Quentin Hénaff : En tant qu’assureur, nous sommes un acteur privé pouvant apporter notre connaissance au service de la prévention, en éveillant l’attention des individus au travers de campagnes de prévention, dans une démarche gagnant-gagnant .
Nous prenons à cœur de sensibiliser aussi souvent que possible nos assurés non seulement sur le risque de feux de forêt, mais aussi sur les actions de prévention associées, aussi bien en amont de la saison des feux de forêt que pendant l’urgence.
En effet, nous rappelons chaque début d’été les gestes essentiels à adopter comme par exemple le fait d’éviter de jeter des mégots de cigarette, ou, chez-soi, de générer toute source d’étincelles les jours de risque d’incendie (temps sec et venteux). Dans le temps de l’urgence cette fois, certaines dispositions sont essentielles à la résolution de l’événement. Le fait de faciliter l’accès aux véhicules de secours ou de s’équiper d’une motopompe pour les propriétaires de piscines en sont quelques exemples, que nous nous attelons à rappeler au bon souvenir de nos assurés.
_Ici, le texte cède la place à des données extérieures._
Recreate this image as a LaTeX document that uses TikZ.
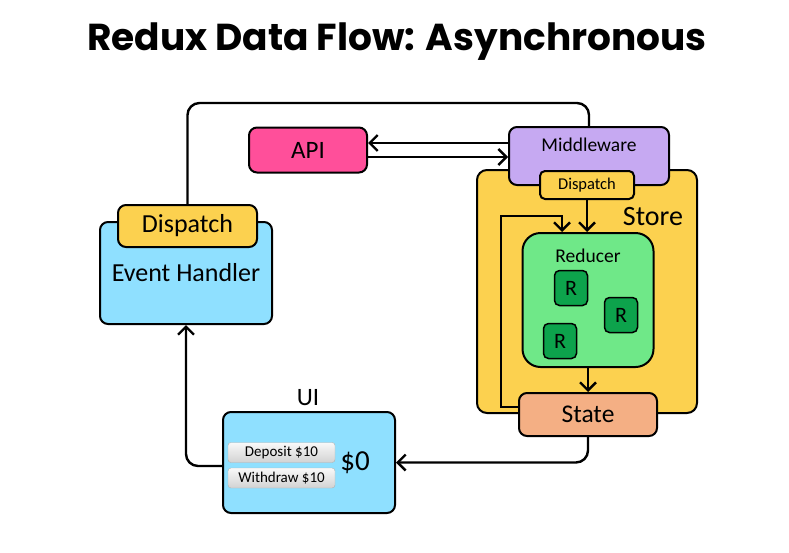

En conclusion, en France, l’augmentation du risque de feu de forêt sous l’effet du changement climatique et des facteurs anthropiques justifie l’importance d’une véritable culture du risque d’incendie qui reste à améliorer. Celle-ci concerne tout autant l’échelle individuelle, non seulement par le respect des consignes officielles mais aussi par la responsabilisation, que l’échelle collective, tant dans le temps long (planification urbaine, stratégie de lutte contre le changement climatique, plans de prévention…), que dans le temps de l’urgence.